Фактически завершающим сонетологический цикл является стихотворение «Есть между всем молчание. Одно…» (№ 110). Как заметил И. Кукуй, оно – ключ к концепту «пустота» у Аронзона [Кукуй 2004: 284], но кроме того, здесь так же очевидно, как и в других сонетах поэта, что терцеты служат для манифестации художественных принципов: поэтическое творчество должно не утверждать какую-либо идею, не внушать то или иное содержание, а, отказываясь от суждения, продуцировать способы выражения. Неспроста финал обращенного Аронзоном к другу-поэту Альтшулеру сонета «Горацио, Пилад, Альтшулер, брат…» (№ 93) может быть интерпретирован и как новый пересмотр только что изготовленной формы: «Взгляни сюда, – призывает автор, – здесь нету ничего! / <..> / где нету ничего, там есть любое, / святое ничего там неубывно есть». Под указанием «сюда», «здесь», на которые обращается внимание адресата, может пониматься и слагаемый сонет – «длинный», как характеризует его автор.
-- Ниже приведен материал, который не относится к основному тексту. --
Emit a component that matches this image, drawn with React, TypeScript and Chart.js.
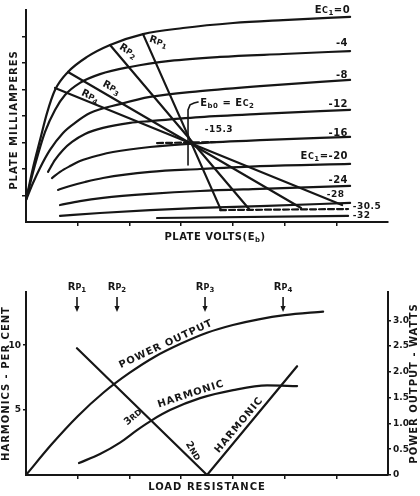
import React, { useEffect, useRef } from 'react';
import { Chart, registerables } from 'chart.js';
Chart.register(...registerables);

// ---------------- Top panel: plate characteristics (grid units: x = plate volts, y = plate mA)
const plateTicksX = [1, 2, 3, 4, 5, 6];
const plateTicksY = [1, 2, 3, 4, 5, 6, 7];

const ec0 = [[0, 0.83], [0.135, 2.04], [0.271, 3.09], [0.406, 4.11], [0.561, 4.98], [0.812, 5.66], [1.18, 6.23], [1.625, 6.68], [2.263, 7.09], [3.037, 7.32], [4.004, 7.51], [4.971, 7.62], [6.267, 7.74]];
const ecM4 = [[0, 0.83], [0.174, 2.15], [0.368, 3.4], [0.561, 4.23], [0.754, 4.79], [1.044, 5.25], [1.431, 5.58], [2.012, 5.85], [2.785, 6.08], [3.752, 6.23], [4.971, 6.34], [6.267, 6.45]];
const ecM8 = [[0, 0.83], [0.135, 1.47], [0.271, 2.04], [0.464, 2.72], [0.716, 3.36], [0.948, 3.74], [1.238, 4.11], [1.818, 4.45], [2.398, 4.72], [3.366, 4.94], [4.526, 5.13], [6.267, 5.36]];
const ecM12 = [[0.426, 1.89], [0.561, 2.34], [0.716, 2.72], [0.89, 3.02], [1.141, 3.32], [1.489, 3.55], [2.012, 3.74], [2.398, 3.81], [3.366, 3.96], [4.526, 4.08], [6.267, 4.23]];
const ecM16 = [[0.503, 1.66], [0.658, 1.89], [0.851, 2.11], [1.044, 2.3], [1.431, 2.53], [1.683, 2.64], [2.398, 2.83], [3.366, 2.98], [4.526, 3.09], [6.267, 3.21]];
const ecM20 = [[0.619, 1.21], [0.851, 1.36], [1.141, 1.51], [1.489, 1.66], [2.398, 1.89], [3.366, 2.0], [4.526, 2.11], [6.267, 2.19]];
const ecM24 = [[0.658, 0.64], [1.044, 0.79], [1.489, 0.91], [2.398, 1.06], [3.366, 1.17], [4.526, 1.25], [6.267, 1.36]];
const ecM28 = [[0.658, 0.23], [1.431, 0.34], [2.398, 0.45], [3.366, 0.53], [4.526, 0.6], [6.267, 0.72]];
const ecM32 = [[2.534, 0.15], [6.228, 0.23]];
const ecM305 = [[3.752, 0.45], [6.228, 0.49]];
const loadRp1 = [[2.263, 7.09], [3.772, 0.45]];
const loadRp2 = [[1.625, 6.68], [4.313, 0.49]];
const loadRp3 = [[0.812, 5.66], [5.319, 0.53]];
const loadRp4 = [[0.561, 5.06], [6.112, 0.64]];
const biasM153 = [[2.534, 2.98], [3.752, 3.02]];
const qLeader = [[3.327, 4.53], [3.25, 4.49], [3.172, 4.42], [3.133, 4.23], [3.133, 2.15]];
const gridVolts = ['0', '-4', '-8', '-12', '-16', '-20', '-24', '-28', '-30.5', '-32'];

// ---------------- Bottom panel: load resistance (grid units), harmonics % (left), watts (right)
const loadTicksX = [1, 2, 3, 4, 5, 6];
const harmonicTicks = [5, 10];
const wattTicks = [0, 0.5, 1, 1.5, 2, 2.5, 3];
const powerOutput = [[0, 0], [0.5, 0.6], [1.0, 1.14], [1.5, 1.6], [2.0, 1.98], [2.5, 2.3], [3.0, 2.55], [3.5, 2.76], [4.0, 2.91], [4.5, 3.02], [5.0, 3.1], [5.745, 3.17]];
const secondHarmonic = [[0.986, 9.77], [3.501, 0], [5.242, 8.38]];
const thirdHarmonic = [[1.025, 0.92], [1.431, 1.62], [1.818, 2.5], [2.147, 3.46], [2.437, 4.23], [2.785, 5.0], [3.366, 5.92], [4.004, 6.54], [4.662, 6.9], [5.242, 6.85]];
const rpMarkers = [0.986, 1.76, 3.462, 4.971];
const rpNames = ['1', '2', '3', '4'];

const INK = '#161616';
const FONT = '"DejaVu Sans", sans-serif';

type Part = { t: string; sub?: boolean; small?: boolean };

function drawRich(ctx: CanvasRenderingContext2D, parts: Part[], x: number, y: number, align: 'left' | 'center' | 'right', rotDeg: number, size: number, spacing = 0) {
  ctx.save();
  ctx.translate(x, y);
  ctx.rotate((rotDeg * Math.PI) / 180);
  ctx.textBaseline = 'middle';
  ctx.textAlign = 'left';
  ctx.fillStyle = INK;
  (ctx as any).letterSpacing = spacing + 'px';
  const f = (p: Part) => `bold ${p.sub ? Math.round(size * 0.72) : p.small ? Math.round(size * 0.82) : size}px ${FONT}`;
  const ws = parts.map((p) => { ctx.font = f(p); return ctx.measureText(p.t).width; });
  const total = ws.reduce((a, b) => a + b, 0);
  let cx = align === 'left' ? 0 : align === 'center' ? -total / 2 : -total;
  parts.forEach((p, i) => {
    ctx.font = f(p);
    ctx.fillText(p.t, cx, p.sub ? size * 0.32 : p.small ? size * 0.06 : 0);
    cx += ws[i];
  });
  ctx.restore();
}

const pts = (a: number[][]) => a.map(([x, y]) => ({ x, y }));
const line = (a: number[][], extra: any = {}) => ({
  data: pts(a), showLine: true, borderColor: INK, borderWidth: 2.2, pointRadius: 0,
  tension: 0, fill: false, borderCapStyle: 'round', ...extra,
});
const curve = (a: number[][], extra: any = {}) => line(a, { cubicInterpolationMode: 'monotone', ...extra });

const axis = (ticks: number[], extra: any) => ({
  type: 'linear',
  afterBuildTicks: (s: any) => { s.ticks = ticks.map((value) => ({ value })); },
  ticks: { display: false },
  grid: { drawOnChartArea: false, drawTicks: true, tickLength: 4, color: INK, lineWidth: 1.5 },
  border: { display: true, color: INK, width: 2 },
  ...extra,
});

const ecLabel = (v: string, full: boolean): Part[] =>
  full ? [{ t: 'E' }, { t: 'C', small: true }, { t: '1', sub: true }, { t: '=' + v }] : [{ t: v }];
const rpLabel = (n: string): Part[] => [{ t: 'R' }, { t: 'P', small: true }, { t: n, sub: true }];

const topPlugin = {
  id: 'topText',
  afterDraw(chart: any) {
    const { ctx, chartArea: a, scales } = chart;
    const X = (v: number) => scales.x.getPixelForValue(v);
    const Y = (v: number) => scales.y.getPixelForValue(v);
    const spots: [number, number, number, 'left' | 'right', boolean, number][] = [
      [0, 6.267, 8.0, 'right', true, 10],
      [1, 6.228, 6.75, 'right', false, 10],
      [2, 6.228, 5.55, 'right', false, 10],
      [3, 6.228, 4.42, 'right', false, 10],
      [4, 6.228, 3.36, 'right', false, 10],
      [5, 6.228, 2.49, 'right', true, 10],
      [6, 6.228, 1.58, 'right', false, 10],
      [7, 6.16, 1.02, 'right', false, 9],
      [8, 6.32, 0.57, 'left', false, 9],
      [9, 6.32, 0.24, 'left', false, 9],
    ];
    spots.forEach(([i, x, y, al, full, sz]) => drawRich(ctx, ecLabel(gridVolts[i], full), X(x), Y(y), al, 0, sz, 0.5));
    drawRich(ctx, rpLabel('1'), X(2.56), Y(6.8), 'center', 18, 10);
    drawRich(ctx, rpLabel('2'), X(1.97), Y(6.45), 'center', 32, 10);
    drawRich(ctx, rpLabel('3'), X(1.65), Y(5.06), 'center', 28, 10);
    drawRich(ctx, rpLabel('4'), X(1.24), Y(4.74), 'center', 26, 10);
    drawRich(ctx, [{ t: 'E' }, { t: 'b0', sub: true }, { t: ' = E' }, { t: 'C', small: true }, { t: '2', sub: true }], X(3.37), Y(4.49), 'left', 0, 10, 0.5);
    drawRich(ctx, [{ t: '-15.3' }], X(3.73), Y(3.47), 'center', 0, 9, 0.5);
    drawRich(ctx, [{ t: 'PLATE MILLIAMPERES' }], a.left - 12, (a.top + a.bottom) / 2 + 4, 'center', -90, 10, 1);
    drawRich(ctx, [{ t: 'PLATE VOLTS(E' }, { t: 'b', sub: true }, { t: ')' }], (a.left + a.right) / 2 + 8, a.bottom + 15, 'center', 0, 10, 0.5);
  },
};

const bottomPlugin = {
  id: 'bottomText',
  afterDraw(chart: any) {
    const { ctx, chartArea: a, scales } = chart;
    const X = (v: number) => scales.x.getPixelForValue(v);
    const Y = (v: number) => scales.y.getPixelForValue(v);
    rpMarkers.forEach((v, i) => {
      const px = X(v);
      drawRich(ctx, rpLabel(rpNames[i]), px, a.top - 5, 'center', 0, 10);
      ctx.save();
      ctx.strokeStyle = INK; ctx.fillStyle = INK; ctx.lineWidth = 1.6;
      ctx.beginPath(); ctx.moveTo(px, a.top + 5); ctx.lineTo(px, a.top + 16); ctx.stroke();
      ctx.beginPath(); ctx.moveTo(px - 2.6, a.top + 14); ctx.lineTo(px + 2.6, a.top + 14); ctx.lineTo(px, a.top + 20); ctx.closePath(); ctx.fill();
      ctx.restore();
    });
    drawRich(ctx, [{ t: 'POWER OUTPUT' }], X(2.708), Y(10.08), 'center', -25, 10, 1);
    drawRich(ctx, [{ t: 'HARMONIC' }], X(3.19), Y(6.23), 'center', -18, 10, 1);
    drawRich(ctx, [{ t: '3' }, { t: 'RD', small: true }], X(2.07), Y(4.46), 'center', -40, 10);
    drawRich(ctx, [{ t: '2' }, { t: 'ND', small: true }], X(3.23), Y(1.85), 'center', 58, 10);
    drawRich(ctx, [{ t: 'HARMONIC' }], X(4.12), Y(3.85), 'center', -50, 10, 1);
    drawRich(ctx, [{ t: 'HARMONICS - PER CENT' }], a.left - 20, (a.top + a.bottom) / 2, 'center', -90, 10, 1);
    drawRich(ctx, [{ t: 'POWER OUTPUT - WATTS' }], a.right + 26, (a.top + a.bottom) / 2, 'center', -90, 10, 1);
    drawRich(ctx, [{ t: 'LOAD RESISTANCE' }], (a.left + a.right) / 2, a.bottom + 12, 'center', 0, 10, 1);
  },
};

const tickFont = { family: FONT, size: 9, weight: 'bold' as const };

function topConfig(): any {
  return {
    type: 'scatter',
    data: {
      datasets: [
        curve(ec0), curve(ecM4), curve(ecM8), curve(ecM12), curve(ecM16), curve(ecM20), curve(ecM24), curve(ecM28),
        line(ecM32), line(ecM305, { borderDash: [6, 3] }),
        line(loadRp1), line(loadRp2), line(loadRp3), line(loadRp4),
        line(biasM153, { borderDash: [6, 3] }), line(qLeader, { borderWidth: 1.6 }),
      ],
    },
    options: {
      animation: false, responsive: false, maintainAspectRatio: false,
      layout: { padding: { top: 10, right: 32, left: 0, bottom: 0 } },
      plugins: { legend: { display: false }, tooltip: { enabled: false } },
      scales: {
        x: axis(plateTicksX, { min: 0, max: 7, afterFit: (s: any) => { s.height = 28; } }),
        y: axis(plateTicksY, { min: 0, max: 8, afterFit: (s: any) => { s.width = 26; } }),
      },
    },
    plugins: [topPlugin],
  };
}

function bottomConfig(): any {
  return {
    type: 'scatter',
    data: {
      datasets: [
        curve(powerOutput, { yAxisID: 'y2' }),
        line(secondHarmonic, { yAxisID: 'y' }),
        curve(thirdHarmonic, { yAxisID: 'y' }),
      ],
    },
    options: {
      animation: false, responsive: false, maintainAspectRatio: false,
      layout: { padding: { top: 42, right: 0, left: 0, bottom: 0 } },
      plugins: { legend: { display: false }, tooltip: { enabled: false } },
      scales: {
        x: axis(loadTicksX, { min: 0, max: 7, afterFit: (s: any) => { s.height = 21; } }),
        y: axis(harmonicTicks, {
          min: 0, max: 14.1, position: 'left',
          ticks: { display: true, font: tickFont, color: INK, padding: 2 },
          grid: { drawOnChartArea: false, drawTicks: true, tickLength: 3, color: INK, lineWidth: 1.5 },
          afterFit: (s: any) => { s.width = 26; },
        }),
        y2: axis(wattTicks, {
          min: 0, max: 3.55, position: 'right',
          ticks: { display: true, font: tickFont, color: INK, padding: 2, callback: (v: any) => (v === 0 ? '0' : Number(v).toFixed(1)) },
          grid: { drawOnChartArea: false, drawTicks: true, tickLength: 3, color: INK, lineWidth: 1.5 },
          afterFit: (s: any) => { s.width = 32; },
        }),
      },
    },
    plugins: [bottomPlugin],
  };
}

export default function App() {
  const topRef = useRef<HTMLCanvasElement>(null);
  const botRef = useRef<HTMLCanvasElement>(null);
  useEffect(() => {
    const c1 = new Chart(topRef.current as HTMLCanvasElement, topConfig());
    const c2 = new Chart(botRef.current as HTMLCanvasElement, bottomConfig());
    return () => { c1.destroy(); c2.destroy(); };
  }, []);
  return (
    <div style={{ position: 'fixed', left: 0, top: 0, width: 420, height: 496, background: '#fff' }}>
      <canvas ref={topRef} width={420} height={250} style={{ position: 'absolute', left: 0, top: 0 }} />
      <canvas ref={botRef} width={420} height={246} style={{ position: 'absolute', left: 0, top: 250 }} />
    </div>
  );
}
Здесь уместно привести наблюдение Петра Бутурлина, заметившего, что переводимые им сонеты Эредиа «дают впечатление неодинаковой длины: один кажется больше, другой меньше»[556]. Сонет, посвященный Альтшулеру, действительно «длинен», что особенно заметно не столько из-за многочисленных повторов и усиленной ими ретардации в катренах, сколько от «никчемности» большей части этого высказывания. Как уже говорилось, Эрика Гребер, посвятившая сонетологии Аронзона глубокое исследование, склонна видеть «никчемность» в «Пустом сонете» [Greber 2008], так интерпретируя этот эпитет-характеристику в названии. Однако именно в посвящении Альтшулеру, в катренах, варьирующих маскарадную травестию, ярко проявилась склонность Аронзона к «пустопорожнему» говорению, что, правда, не отменяет торжественности, велеречивости. И вновь мы здесь видим, как в терцетах аронзоновских сонетов совершается смысловой, интонационный и эмоциональный перелом: они звучат почти грозно по сравнению с кажущимися легкомысленными «вступлениями» к ним.

«Пустота», «ничто» сродни молчанию, тишине, о которых сонет «Есть между всем молчание…» (№ 110).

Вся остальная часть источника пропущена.